Luis E. Nieto-Barajas   
ITAM
Mexico

Title: Markov Processes in Survival Analysis

Abstract: In this talk we present some discrete and continuous Markov processes that have shown to be useful in survival analysis and other biostatistics applications. Both discrete and continuous time processes are used to define Bayesian nonparametric prior distributions. The discrete time processes are constructed via latent variables in a hierarchical fashion, whereas the continuous time processes are based on Lévy increasing additive processes. To avoid discreteness of the implied random distributions, these latter processes are further used as mixing measures of the parameters in a particular kernel, which lead to the so-called Lévy-driven processes. We include univariate and multivariate settings, regression models and cure rate models.

 

 

 

Bruno Tuffin

Bruno Tuffin
INRIA Rennes
France

Title: Importance Sampling for the Rare Event Simulation of Reliability Models

Abstract: Monte Carlo simulation methods are often the only tools to get an estimation of performance measures of complex systems. When dealing with the specific class of reliability, we typically require the estimation of probability of order 10^{-9} or even less. It is for example the case of one considers the probability of a failure of nuclear plant, the probability of ruin of an insurance company, the saturation probability in telecommunications… In this case, the crude Monte simulation method, which simply means simulating the system model as many times as possible to obtain the rare event a sufficient number of times is computationally inefficient. Specific methods have been developed in the literature for this rare context, mainly grouped into two classes, importance sampling and importance splitting (also called subset simulation).

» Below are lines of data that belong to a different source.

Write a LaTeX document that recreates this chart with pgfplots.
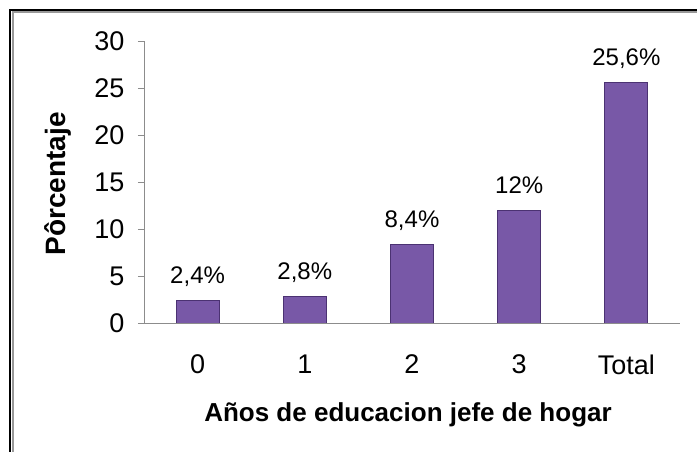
\documentclass[border=0pt]{standalone}
\usepackage{fontspec}
\setmainfont{Liberation Sans}
\usepackage{pgfplots}
\pgfplotsset{compat=1.18}
\definecolor{barfill}{HTML}{7858A7}
\definecolor{baredge}{HTML}{4B3272}
\definecolor{axgray}{HTML}{8C8C8C}
\begin{document}
\begin{tikzpicture}
\useasboundingbox (0,0) rectangle (697pt,452pt);
\fill[white] (0,0) rectangle (697pt,452pt);
\draw[black, line width=2pt] (10pt,0pt) -- (10pt,442pt) -- (697pt,442pt);
\draw[gray!80, line width=2pt] (12.5pt,0pt) -- (12.5pt,439.5pt) -- (697pt,439.5pt);
\begin{axis}[
  at={(144pt,129pt)}, anchor=south west,
  scale only axis, width=536pt, height=282pt,
  font=\fontsize{27}{32}\selectfont,
  /pgf/number format/assume math mode=true,
  xmin=-0.5, xmax=4.5, ymin=0, ymax=30,
  axis x line=bottom, axis y line=left,
  axis line style={axgray, line width=0.8pt, -},
  xtick=data, xticklabels={0,1,2,3,Total},
  major x tick style={draw=none},
  xticklabel style={yshift=-22pt},
  ytick={0,5,...,30},
  tick align=outside, major tick length=6pt,
  ytick style={axgray, line width=0.8pt},
  yticklabel style={xshift=-10pt},
  xlabel={\fontsize{26}{30}\selectfont\bfseries Años de educacion jefe de hogar},
  xlabel style={at={(rel axis cs:0.5,0)}, anchor=base, yshift=-99pt, xshift=-4pt},
  ylabel={\fontsize{28}{32}\selectfont\bfseries Pôrcentaje},
  ylabel style={at={(rel axis cs:0,0.5)}, anchor=center, xshift=-2pt, yshift=86pt},
  ybar, bar width=43pt,
  nodes near coords,
  point meta=explicit symbolic,
  nodes near coords style={anchor=base, yshift=17pt, font=\fontsize{24}{28}\selectfont},
]
\addplot[fill=barfill, draw=baredge, line width=0.8pt] coordinates {
  (0,2.4) [2,4\%]
  (1,2.8) [2,8\%]
  (2,8.4) [8,4\%]
  (3,12) [12\%]
  (4,25.6) [25,6\%]
};
\end{axis}
\end{tikzpicture}
\end{document}
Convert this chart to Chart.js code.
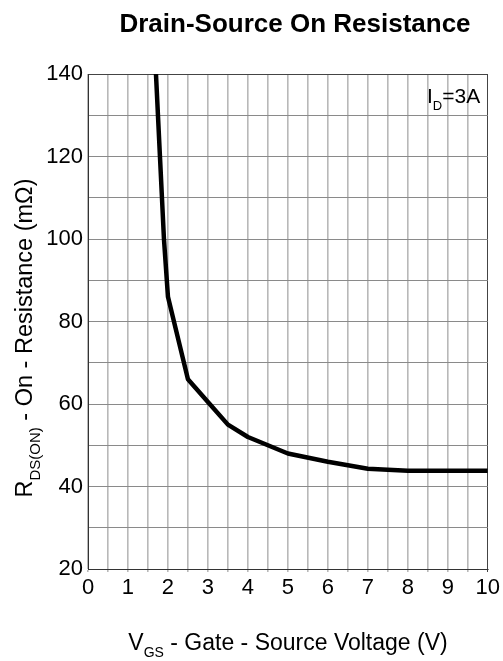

During this talk, we are going to review the most efficient application of importance sampling on two types of reliability models: static and dynamic ones. Static models mean that we do not have a stochastic model evolving with time; the system typically has a huge space of states decomposed into two classes, where the system works and where the systems not operational. We often then look at the probability that the systems is down. Dynamic reliability models have components subject to failures and repairs, potentially grouped; we are here interested in the probability of failure of the whole system at a given time, over an interval of time, or the mean time to failure. In each case, we will describe how importance sampling can be applied and discuss the robustness of the estimators with respect to some rarity parameter. We will also discuss the determination of quantile of time to failure, of particular importance for warranty setup for example.